Olga Baranets holds the position of “public commissioner for the protection of the family” — a “community service” formerly called the “public commissioner for children’s rights.” It was founded in 2015 at the Conference of parents, patriots, Orthodox, veterans, and other St. Petersburg communities. The commissioner was elected by the Council of Public Organizations of St. Petersburg, an organization made up of seven people, three of whom are activists from the conservative movement Narodny Sobor; a fourth member is potentially linked to an organization that ordered an analysis of rapper Egor Kreed’s work.

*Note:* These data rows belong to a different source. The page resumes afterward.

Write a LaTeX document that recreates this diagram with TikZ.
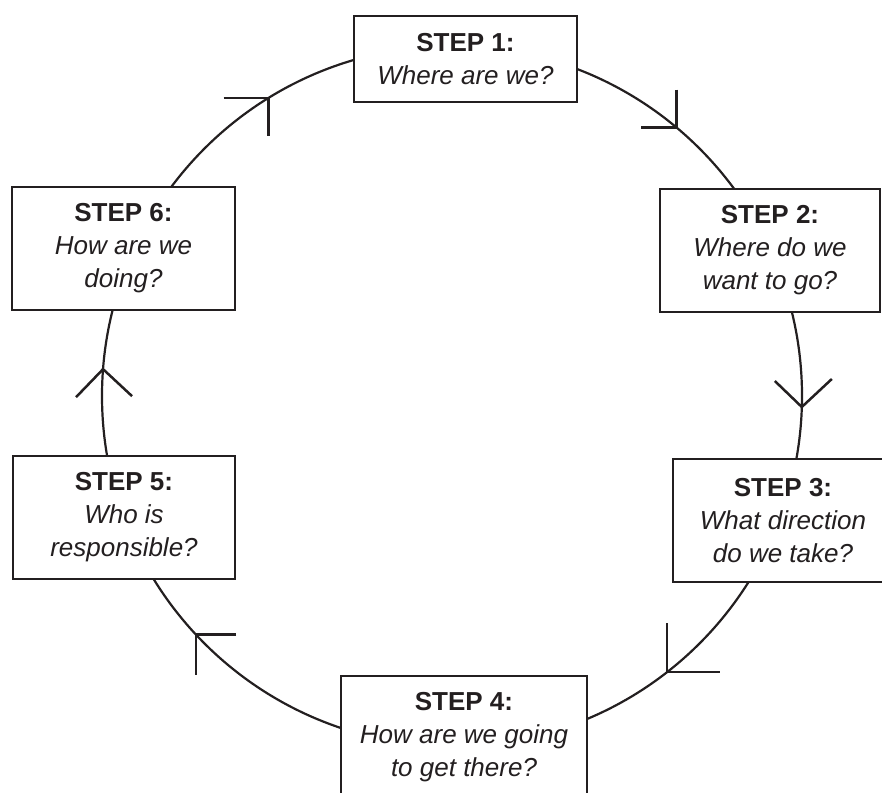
\documentclass[tikz,border=0pt]{standalone}
\usepackage{fontspec}
\setmainfont{Liberation Sans}
\usetikzlibrary{calc}
\definecolor{ink}{HTML}{231F20}
\begin{document}
\begin{tikzpicture}[x=1pt,y=-1pt,
  stepbox/.style={draw=ink, line width=2.7pt, fill=white, inner sep=0pt,
    align=center, text=ink, font=\fontsize{26}{33}\selectfont,
    minimum width=#1, minimum height=123pt},
  ring/.style={draw=ink, line width=2.2pt},
  arm/.style={draw=ink, line width=2.5pt}]
\useasboundingbox (0,0) rectangle (882,792);
\clip (0,0) rectangle (882,792);
\coordinate (c) at (452,396);
\draw[ring] (c) circle[radius=350pt];
\node[stepbox=223pt, minimum height=86pt] (s1) at (465.5,59) {\textbf{STEP 1:}\\\textit{Where are we?}};
\node[stepbox=220pt] (s2) at (770,250.5) {\textbf{STEP 2:}\\\textit{Where do we}\\\textit{want to go?}};
\node[stepbox=220pt] (s3) at (783,520.5) {\textbf{STEP 3:}\\\textit{What direction}\\\textit{do we take?}};
\node[stepbox=246pt] (s4) at (464,737.5) {\textbf{STEP 4:}\\\textit{How are we going}\\\textit{to get there?}};
\node[stepbox=222pt] (s5) at (124,517.5) {\textbf{STEP 5:}\\\textit{Who is}\\\textit{responsible?}};
\node[stepbox=223pt] (s6) at (123.5,248.5) {\textbf{STEP 6:}\\\textit{How are we}\\\textit{doing?}};
\coordinate (a1) at ($(c)+(-121.6:350)$);
\coordinate (a2) at ($(c)+(-50.1:350)$);
\coordinate (a3) at ($(c)+(1.8:350)$);
\coordinate (a4) at ($(c)+(52.1:350)$);
\coordinate (a5) at ($(c)+(137:350)$);
\coordinate (a6) at ($(c)+(184.4:350)$);
\draw[arm] ($(a1)+(-45,0)$) -- (a1) -- ++(0,38);
\draw[arm] ($(a2)+(0,-38)$) -- (a2) -- ++(-36,0);
\draw[arm] ($(a3)+(-27,-26)$) -- (a3) -- ++(30,-28);
\draw[arm] ($(a4)+(0,-49)$) -- (a4) -- ++(53,0);
\draw[arm] ($(a5)+(40,0)$) -- (a5) -- ++(0,40);
\draw[arm] ($(a6)+(-27,28)$) -- (a6) -- ++(29,27);
\end{tikzpicture}
\end{document}
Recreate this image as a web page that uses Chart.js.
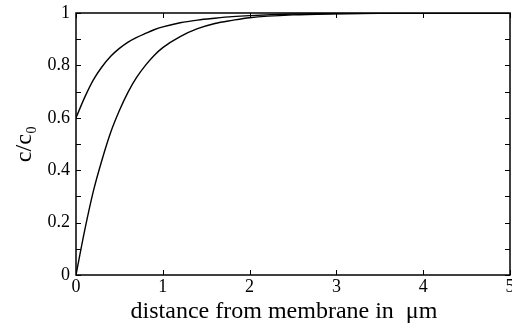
<!DOCTYPE html>
<html>
<head>
<meta charset="utf-8">
<script src="https://cdn.jsdelivr.net/npm/chart.js@4"></script>
<style>
  html, body { margin: 0; padding: 0; background: #fff; }
  #wrap { width: 512px; height: 326px; }
</style>
</head>
<body>
<div id="wrap"><canvas id="myChart" width="512" height="326"></canvas></div>
<script>
// distance from membrane (um)
var xValues = [0, 0.1, 0.2, 0.3, 0.4, 0.5, 0.6, 0.7, 0.8, 0.9, 1.0, 1.2, 1.4, 1.6, 1.8, 2.0, 2.5, 3.0, 3.5, 4.0, 4.5, 5.0];
// upper curve, starts at 0.6
var upperValues = [0.6, 0.678, 0.745, 0.795, 0.835, 0.865, 0.889, 0.907, 0.922, 0.936, 0.947, 0.963, 0.973, 0.98, 0.986, 0.99, 0.996, 0.998, 0.999, 1, 1, 1];
// lower curve, starts at 0
var lowerValues = [0, 0.17, 0.32, 0.44, 0.545, 0.628, 0.698, 0.755, 0.8, 0.838, 0.868, 0.91, 0.94, 0.96, 0.972, 0.982, 0.993, 0.997, 0.999, 1, 1, 1];
var xTicks = [0, 1, 2, 3, 4, 5];
var yTicks = [0, 0.2, 0.4, 0.6, 0.8, 1];
var yMinorTicks = [0.1, 0.3, 0.5, 0.7, 0.9];

function toPoints(ys) {
    return xValues.map(function (x, i) { return {x: x, y: ys[i]}; });
}

var serif = "'Liberation Serif', 'DejaVu Serif', serif";

// frame on all four sides with inward ticks
var frameTicks = {
    id: 'frameTicks',
    afterDraw: function (chart) {
        var ctx = chart.ctx;
        var a = chart.chartArea;
        var xs = chart.scales.x, ys = chart.scales.y;
        ctx.save();
        ctx.strokeStyle = '#000';
        ctx.lineWidth = 1.5;
        ctx.strokeRect(a.left, a.top, a.right - a.left, a.bottom - a.top);
        ctx.lineWidth = 1;
        ctx.beginPath();
        xTicks.forEach(function (v) {
            var px = Math.round(xs.getPixelForValue(v)) + 0.5;
            ctx.moveTo(px, a.bottom); ctx.lineTo(px, a.bottom - 5);
            ctx.moveTo(px, a.top); ctx.lineTo(px, a.top + 5);
        });
        yTicks.concat(yMinorTicks).forEach(function (v) {
            var py = Math.round(ys.getPixelForValue(v)) + 0.5;
            ctx.moveTo(a.left, py); ctx.lineTo(a.left + 5, py);
            ctx.moveTo(a.right, py); ctx.lineTo(a.right - 5, py);
        });
        ctx.stroke();
        ctx.restore();
    }
};

new Chart('myChart', {
    type: 'line',
    data: {
        datasets: [{
            data: toPoints(upperValues),
            borderColor: '#000',
            borderWidth: 1.4,
            pointRadius: 0,
            fill: false,
            cubicInterpolationMode: 'monotone'
        }, {
            data: toPoints(lowerValues),
            borderColor: '#000',
            borderWidth: 1.4,
            pointRadius: 0,
            fill: false,
            cubicInterpolationMode: 'monotone'
        }]
    },
    options: {
        responsive: false,
        animation: false,
        layout: {padding: {top: 13, right: 2, left: 0, bottom: 0}},
        plugins: {legend: {display: false}, tooltip: {enabled: false}},
        scales: {
            x: {
                type: 'linear',
                min: 0, max: 5,
                grid: {display: false, drawTicks: false},
                border: {display: false},
                afterBuildTicks: function (s) { s.ticks = xTicks.map(function (v) { return {value: v}; }); },
                afterFit: function (s) { s.paddingLeft = 0; s.paddingRight = 0; s.height = 51; },
                ticks: {color: '#000', padding: 1, maxRotation: 0, autoSkip: false,
                        font: {family: serif, size: 18}},
                title: {display: true, text: 'distance from membrane in  \u03bcm\u00a0\u00a0\u00a0', color: '#000',
                        font: {family: serif, size: 24}, padding: {top: 0, bottom: 0}}
            },
            y: {
                min: 0, max: 1,
                grid: {display: false, drawTicks: false},
                border: {display: false},
                afterBuildTicks: function (s) { s.ticks = yTicks.map(function (v) { return {value: v}; }); },
                afterFit: function (s) { s.width = 76; s.paddingTop = 0; s.paddingBottom = 0; },
                ticks: {color: '#000', padding: 6, font: {family: serif, size: 18},
                        callback: function (v) { return String(v); }},
                title: {display: true, text: 'c/c\u2080', color: '#000',
                        font: {family: serif, size: 24}, padding: {top: 10, bottom: 0}}
            }
        }
    },
    plugins: [frameTicks]
});
</script>
</body>
</html>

In June, Baranets appealed to police officials and Roskomnadzor (Russia’s federal censorship agency) requesting administrative charges against representatives of the video service more.tv for “LGBT and feminist propaganda” (in particular, Baranets took issue with more.tv’s release of the show Chiki). The appeal appears to have led to nothing. 

On her organization’s website, Olga Baranets reported that she had requested that the Moscow school’s leadership be held accountable “for promoting sexual perversion” during a lesson called “Let’s live together!” that was taught to a fifth grade class on November 16. The lesson was timed to coincide with the International Day of Tolerance.

During the lesson, the children were given compulsory assignments to draw LGBT symbols as a sign of tolerance and respect for non-conforming individuals [gay people]. [...] As you can see from the photographs, the teacher showed the colors of the LGBT flag on the blackboard and explained their meaning, the children’s drawings contain the same inscription: “do not judge people, appreciate them,” the colors of the LGBT flag are [also] present. 

Baranets included several photographs taken during the lesson as “evidence.” In one of the pictures, the teacher is standing next to the image of a multi-colored flower, in another a girl is holding a drawing of a heart containing six of the colors of the rainbow. Some of the children can be seen holding drawings of multi-colored flowers, while others hold drawings of the earth.

The parents of the fifth graders who took part in the lesson claim that the topic of LGBTQ people wasn’t raised in class. “There was no talk of gays and lesbians,” the mother of one of the schoolchildren told the newspaper Moskovsky Komsomolets. “Based on the results of the lesson, the children were asked to draw any drawing on the theme of tolerance. No one forced the children to draw a rainbow specifically, much less LGBT people, but some of the drawings were in rainbow colors,” she said.

The mother of another child made similar comments in conversation with the website Gazeta.ru. “[My] child came home happy, smiling, and talked about an interesting lesson. I didn’t hear any mention of minorities, though I’m sure my son would have shared it if he had heard [anything],” she said. 

The director of School Number 962, Larisa Polyakova, told Moskovsky Komsomolets that during the lesson the children “reflected their emotional impressions in drawings, painting them with the colors of the rainbow. “The rainbow is a symbol of the international movement for peace and there is no hidden subtext in the events, the information from the teacher, or the children’s drawings,” Polyakova underscored. 

Russia’s Presidential Council for Human Rights sided with the school teachers, Gazeta.ru writes. Igor Kalyapin, a member of the Human Rights Council who heads the Committee against Torture, said that Baranets’ initiative can be seen as “another attack of paranoia” among socially responsible citizens. In turn, another member of the council, Civil Rights Committee Chairman Andrey Babushkin, said that in this situation the “idea of banning the promotion of homosexuality among children has been taken to the point of absurdity.”

The Moscow Education Department and Moscow police officials have yet to comment on the controversy.